Editorial: Exceptional Segments

Define prefix XOR:

$$ p_i = 1 \oplus 2 \oplus \cdots \oplus i,\quad p_0=0. $$

For a segment $[l,r]$:

$$ l \oplus (l+1) \oplus \cdots \oplus r = p_r \oplus p_{l-1}. $$

So we need:

$$ p_r = p_{l-1},\quad 1 \le l \le x \le r \le n. $$

Let $a=l-1$ and $b=r$. Then:

$a \in [0, x-1]$
$b \in [x, n]$
and we count pairs $(a,b)$ with $p_a=p_b$.

The well-known formula for prefix XOR is:

$$ p_i = \begin{cases} i, & i \bmod 4 = 0\\ 1, & i \bmod 4 = 1\\ i+1, & i \bmod 4 = 2\\ 0, & i \bmod 4 = 3 \end{cases} $$

From this:

$p_i=0$ appears many times: at $i=0$ and all $i\equiv 3\pmod 4$.
$p_i=1$ appears many times: all $i\equiv 1\pmod 4$.
every other value appears at exactly one index.

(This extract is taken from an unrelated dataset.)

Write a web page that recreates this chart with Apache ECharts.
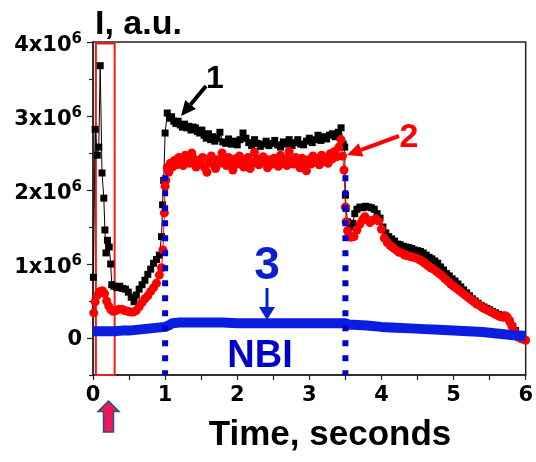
<!DOCTYPE html>
<html>
<head>
<meta charset="utf-8">
<script src="https://cdn.jsdelivr.net/npm/echarts@6/dist/echarts.min.js"></script>
<style>
  html, body { margin: 0; padding: 0; background: #fff; }
  #chart { width: 536px; height: 462px; }
</style>
</head>
<body>
<div id="chart"></div>
<script>
// Emission intensity (units of 10^6, a.u.) versus time in seconds.
// Trace 1: black squares
const time1 = [0.005,0.03,0.06,0.08,0.10,0.125,0.15,0.165,0.18,0.20,0.225,0.245,0.26,0.29,0.33,0.37,0.41,0.45,0.49,0.53,0.57,0.60,0.64,0.68,0.72,0.76,0.80,0.84,0.88,0.92,0.95,0.965,0.98,1.00,1.03,
  1.06,1.09,1.12,1.15,1.18,1.21,1.24,1.27,1.30,1.33,1.36,1.39,1.42,1.45,1.48,1.51,1.54,1.57,1.60,1.63,1.66,1.69,1.72,1.76,1.80,1.84,1.88,1.92,1.96,2.00,
  2.04,2.08,2.12,2.16,2.20,2.24,2.28,2.32,2.36,2.40,2.44,2.48,2.52,2.56,2.60,2.64,2.68,2.72,2.76,2.80,2.84,2.88,2.92,2.96,3.00,
  3.04,3.08,3.12,3.16,3.20,3.24,3.28,3.32,3.36,3.40,3.44,3.47,3.49,3.50,3.51,
  3.53,3.56,3.60,3.63,3.66,3.70,3.74,3.78,3.82,3.86,3.90,3.94,3.98,4.02,4.06,4.10,4.14,4.18,4.22,4.26,4.30,4.34,4.38,4.42,4.46,4.50,
  4.54,4.58,4.62,4.66,4.70,4.74,4.78,4.82,4.86,4.90,4.94,4.98,5.02,5.06,5.10,5.14,5.18,5.22,5.26,5.30,5.34,5.38,5.42,5.46,5.50,
  5.54,5.58,5.62,5.66,5.70,5.74,5.78,5.82,5.86,5.90,5.94];
const signal1 = [0.82,2.82,2.47,2.58,3.68,2.23,1.89,1.46,1.15,1.32,1.23,1.00,0.72,0.70,0.68,0.70,0.67,0.66,0.62,0.55,0.49,0.58,0.66,0.72,0.78,0.86,0.93,1.01,1.06,1.12,1.37,1.80,2.13,2.77,3.04,
  2.97,2.99,2.93,2.90,2.93,2.88,2.85,2.89,2.84,2.86,2.81,2.85,2.84,2.79,2.77,2.81,2.74,2.70,2.76,2.68,2.72,2.66,2.70,2.78,2.65,2.63,2.69,2.62,2.66,2.61,
  2.68,2.77,2.70,2.64,2.60,2.68,2.63,2.59,2.62,2.66,2.60,2.63,2.67,2.61,2.58,2.65,2.62,2.68,2.60,2.64,2.68,2.62,2.61,2.66,2.70,
  2.64,2.68,2.74,2.67,2.72,2.69,2.74,2.76,2.72,2.78,2.84,2.62,2.58,1.93,1.75,
  1.57,1.50,1.55,1.68,1.74,1.77,1.76,1.78,1.77,1.76,1.74,1.68,1.62,1.50,1.42,1.37,1.34,1.31,1.27,1.26,1.24,1.23,1.22,1.21,1.19,1.18,
  1.17,1.15,1.12,1.09,1.07,1.04,1.01,0.96,0.92,0.87,0.84,0.80,0.77,0.73,0.69,0.65,0.61,0.57,0.53,0.50,0.47,0.44,0.42,0.40,0.38,
  0.36,0.34,0.32,0.31,0.30,0.28,0.23,0.16,0.10,0.05,0.01];

// Trace 2: red circles
const time2 = [0.01,0.03,0.06,0.10,0.13,0.16,0.19,0.22,0.25,0.28,0.32,0.36,0.40,0.44,0.48,0.52,0.56,0.60,0.64,0.68,0.72,0.76,0.80,0.84,0.88,0.92,0.95,0.97,0.99,1.00,
  1.01,1.03,1.05,1.07,1.10,1.13,1.16,1.19,1.22,1.25,1.28,1.31,1.34,1.37,1.40,1.43,1.46,1.49,1.52,1.55,1.58,1.61,1.64,1.67,1.70,1.73,1.76,1.79,1.82,1.85,1.88,1.91,1.94,1.97,
  2.00,2.03,2.06,2.09,2.12,2.15,2.18,2.21,2.24,2.27,2.30,2.33,2.36,2.39,2.42,2.45,2.48,2.51,2.54,2.57,2.60,2.63,2.66,2.69,2.72,2.75,2.78,2.81,2.84,2.87,2.90,2.93,2.96,2.99,
  3.02,3.05,3.08,3.11,3.14,3.17,3.20,3.23,3.26,3.29,3.32,3.35,3.38,3.41,3.44,3.46,3.48,3.50,3.51,3.53,
  3.55,3.58,3.62,3.66,3.70,3.74,3.77,3.80,3.84,3.88,3.92,3.96,4.00,4.04,4.08,4.12,4.16,4.20,4.24,4.28,4.32,4.36,4.40,4.44,4.48,4.52,4.56,4.60,
  4.64,4.68,4.72,4.76,4.80,4.84,4.88,4.92,4.96,5.00,5.04,5.08,5.12,5.16,5.20,5.24,5.28,5.32,5.36,5.40,5.44,5.48,5.52,5.56,5.60,5.64,5.68,
  5.72,5.75,5.78,5.81,5.84,5.87,5.90,5.94,5.98,6.00];
const signal2 = [0.34,0.49,0.58,0.63,0.64,0.60,0.50,0.43,0.38,0.36,0.37,0.39,0.39,0.37,0.36,0.35,0.35,0.37,0.42,0.48,0.53,0.57,0.63,0.68,0.74,0.85,0.95,1.19,1.69,2.05,
  2.13,2.30,2.24,2.36,2.31,2.40,2.34,2.44,2.38,2.33,2.47,2.40,2.36,2.50,2.42,2.31,2.40,2.35,2.44,2.30,2.24,2.38,2.46,2.34,2.29,2.41,2.36,2.50,2.39,2.33,2.44,2.37,2.27,2.42,
  2.35,2.46,2.40,2.31,2.38,2.44,2.29,2.36,2.51,2.42,2.34,2.39,2.45,2.37,2.30,2.41,2.35,2.43,2.38,2.32,2.47,2.36,2.42,2.33,2.52,2.40,2.35,2.44,2.39,2.30,2.43,2.36,2.26,2.41,
  2.35,2.46,2.37,2.42,2.34,2.47,2.39,2.44,2.36,2.49,2.42,2.52,2.45,2.58,2.68,2.46,2.27,1.77,1.57,1.45,
  1.39,1.36,1.37,1.46,1.54,1.60,1.64,1.60,1.56,1.59,1.61,1.58,1.47,1.35,1.29,1.25,1.22,1.19,1.16,1.15,1.12,1.11,1.10,1.09,1.08,1.06,1.04,1.01,
  0.98,0.95,0.93,0.90,0.87,0.84,0.80,0.77,0.73,0.70,0.67,0.64,0.61,0.58,0.55,0.52,0.49,0.46,0.44,0.41,0.39,0.37,0.35,0.33,0.31,0.29,0.28,
  0.30,0.27,0.22,0.16,0.10,0.05,0.01,-0.01,-0.02,-0.03];

// Trace 3: blue band
const time3 = [0.0,0.1,0.2,0.3,0.4,0.5,0.6,0.7,0.8,0.9,1.0,1.05,1.1,1.2,1.4,1.6,1.8,2.0,2.2,2.4,2.6,2.8,3.0,3.2,3.4,3.5,3.55,3.6,3.8,4.0,4.2,4.4,4.6,4.8,5.0,5.2,5.4,5.6,5.7,5.8,5.9,6.0];
const signal3 = [0.09,0.09,0.09,0.09,0.10,0.10,0.11,0.12,0.13,0.14,0.15,0.17,0.20,0.21,0.21,0.21,0.21,0.20,0.20,0.20,0.20,0.20,0.20,0.20,0.20,0.20,0.18,0.18,0.17,0.15,0.14,0.13,0.12,0.11,0.10,0.09,0.08,0.06,0.05,0.04,0.03,0.03];

// NBI start / stop markers
const nbiTimes = [1.0, 3.5];
const nbiTop = 2.2;

// Highlighted early window
const windowTimes = [0.04, 0.3];

const yMajorTicks = [0, 1, 2, 3, 4];
const yMinorTicks = [-0.5, 0.5, 1.5, 2.5, 3.5];
const yMin = -0.5, yMax = 4;

const pairs = (xs, ys) => xs.map((x, i) => [x, ys[i]]);

const chart = echarts.init(document.getElementById('chart'), null, { renderer: 'canvas' });

const tickFont = 'DejaVu Sans';
const titleFont = 'Liberation Sans, Arial, sans-serif';

function arrow(x1, y1, x2, y2, color, width, headLen, headW) {
  const dx = x2 - x1, dy = y2 - y1;
  const len = Math.hypot(dx, dy);
  const ux = dx / len, uy = dy / len;
  const bx = x2 - ux * headLen, by = y2 - uy * headLen;
  const px = -uy * headW / 2, py = ux * headW / 2;
  return [
    { type: 'line', z: 100, shape: { x1, y1, x2: bx, y2: by }, style: { stroke: color, lineWidth: width } },
    { type: 'polygon', z: 100, shape: { points: [[x2, y2], [bx + px, by + py], [bx - px, by - py]] }, style: { fill: color } }
  ];
}

const nbiSeries = nbiTimes.map(t => ({
  type: 'line',
  data: [[t, nbiTop], [t, yMin]],
  showSymbol: false,
  silent: true,
  z: 6,
  lineStyle: { color: '#0000cc', width: 6, type: [6, 9], cap: 'butt' }
}));

chart.setOption({
  animation: false,
  backgroundColor: '#fff',
  grid: { left: 93, right: 9, top: 42, bottom: 87, show: true, borderColor: '#222', borderWidth: 1.5, backgroundColor: 'transparent' },
  xAxis: {
    type: 'value', min: 0, max: 6, interval: 1,
    axisLine: { show: true, onZero: false, lineStyle: { color: '#222', width: 1.5 } },
    axisTick: { show: true, inside: false, length: 5, lineStyle: { color: '#222', width: 1.2 } },
    minorTick: { show: true, splitNumber: 2, length: 5, lineStyle: { color: '#222', width: 1.2 } },
    splitLine: { show: false },
    axisLabel: { color: '#000', fontFamily: tickFont, fontWeight: 'bold', fontSize: 21, margin: 10 }
  },
  yAxis: [
    {
      type: 'value', min: yMin, max: yMax,
      axisLine: { show: true, onZero: false, lineStyle: { color: '#222', width: 1.5 } },
      axisTick: { show: true, inside: false, length: 6, customValues: yMajorTicks, lineStyle: { color: '#222', width: 1.2 } },
      splitLine: { show: false },
      axisLabel: {
        customValues: yMajorTicks,
        margin: 11,
        formatter: v => v === 0 ? '{z|0}' : '{b|' + v + 'x10}{s|6}',
        rich: {
          z: { fontFamily: tickFont, fontWeight: 'bold', fontSize: 21, color: '#000' },
          b: { fontFamily: tickFont, fontWeight: 'bold', fontSize: 21, lineHeight: 24, color: '#000', verticalAlign: 'bottom' },
          s: { fontFamily: tickFont, fontWeight: 'bold', fontSize: 15, lineHeight: 14, color: '#000', verticalAlign: 'top' }
        },
        padding: [4, 0, 0, 0]
      }
    },
    {
      type: 'value', min: yMin, max: yMax, position: 'left',
      axisLine: { show: false },
      axisTick: { show: true, inside: false, length: 4, customValues: yMinorTicks, lineStyle: { color: '#222', width: 1.2 } },
      splitLine: { show: false },
      axisLabel: { show: false }
    }
  ],
  series: [
    {
      type: 'line', name: '1',
      data: pairs(time1, signal1),
      symbol: 'rect', symbolSize: 7,
      itemStyle: { color: '#000' },
      lineStyle: { color: '#000', width: 1 },
      z: 2
    },
    {
      type: 'line', name: '2',
      data: pairs(time2, signal2),
      symbol: 'circle', symbolSize: 9,
      itemStyle: { color: '#ff0000' },
      lineStyle: { color: '#ff0000', width: 1 },
      z: 3,
      markArea: {
        silent: true,
        itemStyle: { color: 'rgba(0,0,0,0)', borderColor: '#ee1c1c', borderWidth: 2 },
        data: [[{ xAxis: windowTimes[0], yAxis: 3.98 }, { xAxis: windowTimes[1], yAxis: yMin }]]
      }
    },
    {
      type: 'line', name: '3',
      data: pairs(time3, signal3),
      showSymbol: false,
      lineStyle: { color: '#0a1ee0', width: 10 },
      z: 4
    },
    ...nbiSeries
  ],
  graphic: [
    { type: 'text', z: 100, style: { text: 'I, a.u.', x: 95, y: 25, verticalAlign: 'middle', align: 'left', font: 'bold 34px ' + titleFont, fill: '#000' } },
    { type: 'text', z: 100, style: { text: 'Time, seconds', x: 330, y: 435, verticalAlign: 'middle', align: 'center', font: 'bold 35px ' + titleFont, fill: '#000' } },
    { type: 'text', z: 100, style: { text: '1', x: 215, y: 79, verticalAlign: 'middle', align: 'center', font: 'bold 32px ' + titleFont, fill: '#000' } },
    { type: 'text', z: 100, style: { text: '2', x: 409, y: 138, verticalAlign: 'middle', align: 'center', font: 'bold 34px ' + titleFont, fill: '#ff0000' } },
    { type: 'text', z: 100, style: { text: '3', x: 267, y: 266, verticalAlign: 'middle', align: 'center', font: 'bold 46px ' + titleFont, fill: '#0a1ecc' } },
    { type: 'text', z: 100, style: { text: 'NBI', x: 260, y: 357, verticalAlign: 'middle', align: 'center', font: 'bold 38px ' + titleFont, fill: '#0000cc' } },
    ...arrow(206, 86, 181, 116, '#000', 4, 15, 14),
    ...arrow(399, 136, 347, 155, '#ff0000', 4, 15, 14),
    ...arrow(267, 288, 267, 320, '#0a1ecc', 3, 13, 16),
    {
      type: 'polygon', z: 100,
      shape: { points: [[108.5, 401], [98, 411.5], [103.5, 411.5], [103.5, 432], [113.5, 432], [113.5, 411.5], [119, 411.5]] },
      style: { fill: '#f0145a', stroke: '#1e5a78', lineWidth: 1.5 }
    }
  ]
});
</script>
</body>
</html>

Because $[0,x-1]$ and $[x,n]$ are disjoint, values that appear at exactly one index cannot match across the split. Therefore only values 0 and 1 contribute.

If:

$$ z_L=\#\{i\in[0,x-1]:p_i=0\},\quad z_R=\#\{i\in[x,n]:p_i=0\}, $$ $$ o_L=\#\{i\in[0,x-1]:p_i=1\},\quad o_R=\#\{i\in[x,n]:p_i=1\}, $$

then:

$$ \text{answer}=z_L z_R + o_L o_R \pmod{998244353}. $$

Counting residues modulo $4$ in any range is $O(1)$, so each test case is $O(1)$ and total complexity is $O(t)$.